Pardon me for being out of the news loop on this one, but somehow the whole controversy about last year’s demise of the original Rolling Rock beer and the closing of its Latrobe, Pa., brewery completely passed me by. That might be because I hadn’t really thought about or consumed this beloved product for many years.
A recent sale at Kroger and elsewhere that knocked $2 off the case price (from $11 to $9 for 12 bottles) made it an attractive buy again, so I decided to give the old “33” another try. It always was a nice, refreshing, light summer beverage, and so the timing seemed right.
Not being a connoisseur or of particularly sensitive palette, I had no idea whether the beer tasted any different than it used to. I assumed that everything was the same as before. The bottle looked the same… but then I looked closer.
On the front of the bottle, the locale of St. Louis was there instead of Latrobe, and on the back the famous old “pledge of quality” had a suspicious preface:
“To honor the tradition of this great brand, we quote from the original pledge of quality:”

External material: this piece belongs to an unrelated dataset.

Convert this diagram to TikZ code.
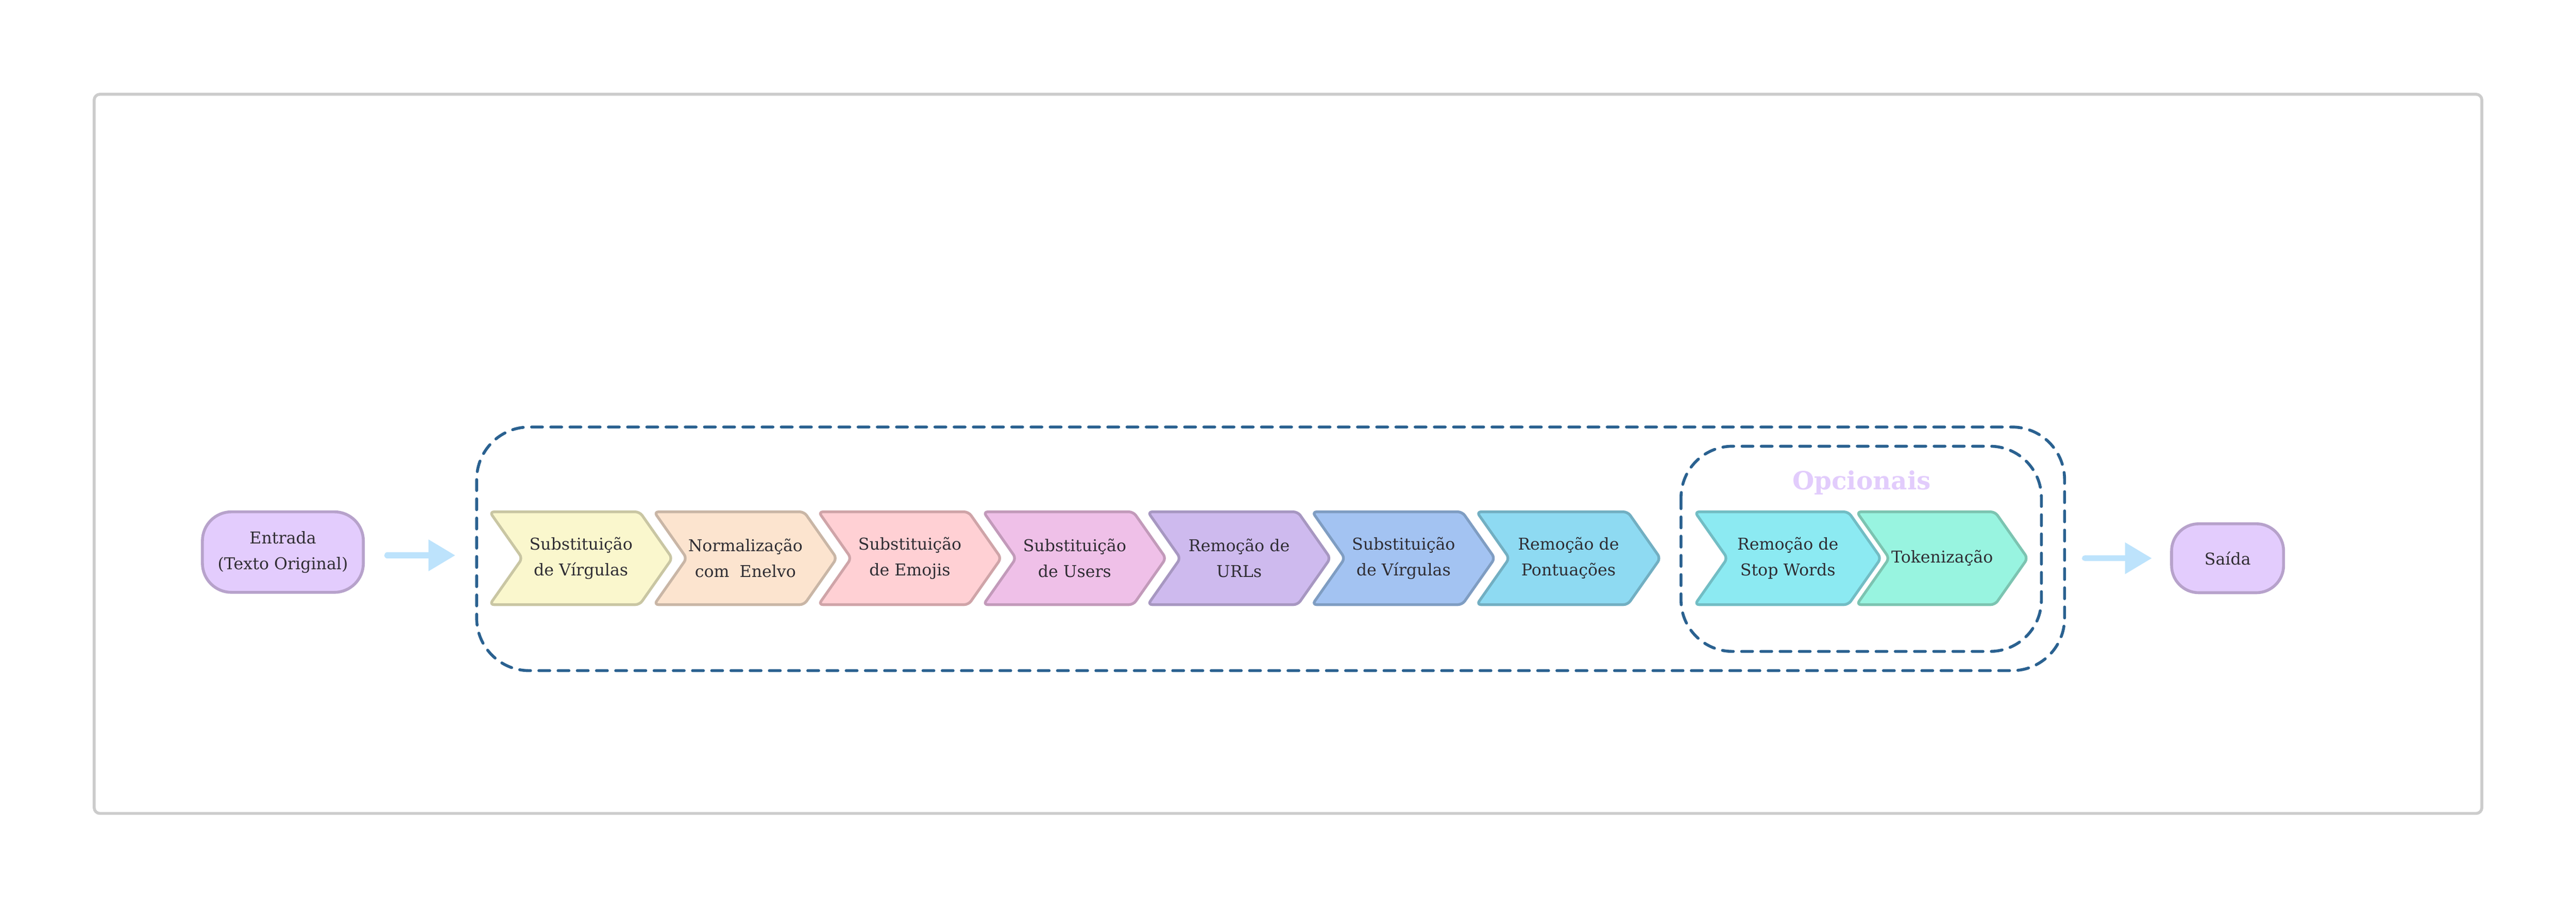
\documentclass[tikz,border=0pt]{standalone}
\usepackage{fontspec}
\setmainfont{DejaVu Serif}
\usetikzlibrary{arrows.meta,calc}
\definecolor{framegray}{HTML}{CCCCCC}
\definecolor{dashblue}{HTML}{2A6190}
\definecolor{arrowblue}{HTML}{BDE3FC}
\definecolor{termfill}{HTML}{E3CCFD}
\definecolor{termdraw}{HTML}{B7A2CB}
\definecolor{opttext}{HTML}{E2CCFC}
\definecolor{txt}{HTML}{2F2D33}
\definecolor{cAf}{HTML}{FAF7CD}\definecolor{cAd}{HTML}{C9C6A3}
\definecolor{cBf}{HTML}{FCE4CF}\definecolor{cBd}{HTML}{C9B6A6}
\definecolor{cCf}{HTML}{FFD0D4}\definecolor{cCd}{HTML}{CFA4A8}
\definecolor{cDf}{HTML}{EFC0E8}\definecolor{cDd}{HTML}{C29ABA}
\definecolor{cEf}{HTML}{CEBAEE}\definecolor{cEd}{HTML}{A797C1}
\definecolor{cFf}{HTML}{A3C3F2}\definecolor{cFd}{HTML}{7F9DC2}
\definecolor{cGf}{HTML}{8EDAF2}\definecolor{cGd}{HTML}{72AFC2}
\definecolor{cHf}{HTML}{8CEAF2}\definecolor{cHd}{HTML}{72BDC4}
\definecolor{cIf}{HTML}{98F4E0}\definecolor{cId}{HTML}{7CC4B1}
\newcommand{\chevfont}{\fontsize{12.8}{20.2}\selectfont}
\newcommand{\optfont}{\fontsize{19.6}{24}\selectfont\bfseries}
% #1 name, #2 stroke-left x, #3 width, #4 fill, #5 draw, #6 text
\newcommand{\chevdraw}[6]{%
  \draw[chevline, fill=#4, draw=#5] (#2,1412) -- ++(#3-90,0) -- ++(90,128)
     -- ++(-90,128) -- ++(-#3+90,0) -- ++(90,-128) -- cycle;
  \node[chevtext] (#1) at (#2+#3/2,1540) {#6};
}
\begin{document}
\begin{tikzpicture}[x=0.01cm,y=-0.01cm,
  chevline/.style={line width=0.075cm, rounded corners=0.12cm, line join=round},
  chevtext/.style={align=center, text=txt, font=\chevfont, inner sep=0pt},
  term/.style={rounded corners=0.8cm, fill=termfill, draw=termdraw, line width=0.08cm,
     align=center, font=\chevfont, text=txt, inner sep=0pt},
  dashbox/.style={draw=dashblue, line width=0.08cm, dash pattern=on 0.3cm off 0.23cm, line cap=round},
  flow/.style={draw=arrowblue, line width=0.16cm, line cap=round,
     -{Triangle[length=0.74cm, width=0.83cm]}},
]
\useasboundingbox (0,0) rectangle (7112,2504);
\fill[white] (0,0) rectangle (7112,2504);
% outer frame
\draw[framegray, line width=0.08cm, rounded corners=0.16cm] (260,260) rectangle (6852,2244);
% dashed groups
\draw[dashbox, rounded corners=1.45cm] (1316,1178) rectangle (5700,1850);
\draw[dashbox, rounded corners=1.42cm] (4641,1231) rectangle (5636,1797);
\node[font=\optfont, text=opttext, inner sep=0pt] (opc) at (5140,1332) {Opcionais};
% terminals
\node[term, minimum width=4.44cm, minimum height=2.22cm] (entrada) at (781,1523) {Entrada\\(Texto Original)};
\node[term, minimum width=3.09cm, minimum height=1.90cm, rounded corners=0.75cm] (saida) at (6150,1540) {Saída};
% chevrons
\chevdraw{s1}{1352}{504}{cAf}{cAd}{Substituição\\de Vírgulas}
\chevdraw{s2}{1806}{504}{cBf}{cBd}{Normalização\\com\ \ Enelvo}
\chevdraw{s3}{2260}{504}{cCf}{cCd}{Substituição\\de Emojis}
\chevdraw{s4}{2715}{504}{cDf}{cDd}{Substituição\\de Users}
\chevdraw{s5}{3169}{504}{cEf}{cEd}{Remoção de\\URLs}
\chevdraw{s6}{3623}{504}{cFf}{cFd}{Substituição\\de Vírgulas}
\chevdraw{s7}{4077}{507}{cGf}{cGd}{Remoção de\\Pontuações}
\chevdraw{s8}{4679}{514}{cHf}{cHd}{Remoção de\\Stop Words}
\chevdraw{s9}{5126}{472}{cIf}{cId}{Tokenização}
% arrows
\coordinate (a1s) at (1069,1532);
\coordinate (a1e) at (1257,1532);
\coordinate (a2s) at (5756,1540);
\coordinate (a2e) at (5941,1540);
\draw[flow] (a1s) -- (a1e);
\draw[flow] (a2s) -- (a2e);
\end{tikzpicture}
\end{document}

After which followed the original pledge text: ” ‘From the glass lined tanks of Old Latrobe / We tender this premium beer for your enjoyment, as a tribute to your good taste. It comes from the Mountain Springs to You ‘ ” ” ’33’ ”
The label changes alarmed me, so I looked at the 1-800 number on the case and noticed the words “Anheuser-Busch.” I called the number and got your garden-variety uninformed customer service rep and asked the question: “Where is Rolling Rock brewed and what is the water source?” And continuing, I asked, “Does Rolling Rock, in fact, come ‘from the mountain springs’ to me”?
After some hesitation, and the old ‘let me ask my manager’ schtick, I was told that Rolling Rock was bought by Anheuser-Busch and its brewing operation moved to Newark, New Jersey.
Rolling Rock is brewed from the municipal water supply of Newark, New Jersey.
That’s right, Newark, an EPA-Superfund site nightmare…
These are hardly mountain springs.
The customer service rep reminded me that the pledge comes with the caveat of its preface, which I understand, but still I believe it is entirely disingenuous, and fraudulent, to continue to run the old ‘mountain springs’ claims on the bottle.
The one bright spot is that the Newark Municipal water supply is not contaminated with added fluoride, unlike most big city water supplies across the country.
As for the taste of the “new” Rolling Rock, this fellow detected a decided difference.
As for me, I thought the beer tasted OK. Pretty much the same old refreshing summer beverage as far as I could tell.
My palette is not sophisticated enough to discern if the evidently heightened citrus taste is actually dioxin or herbicides or whatnot.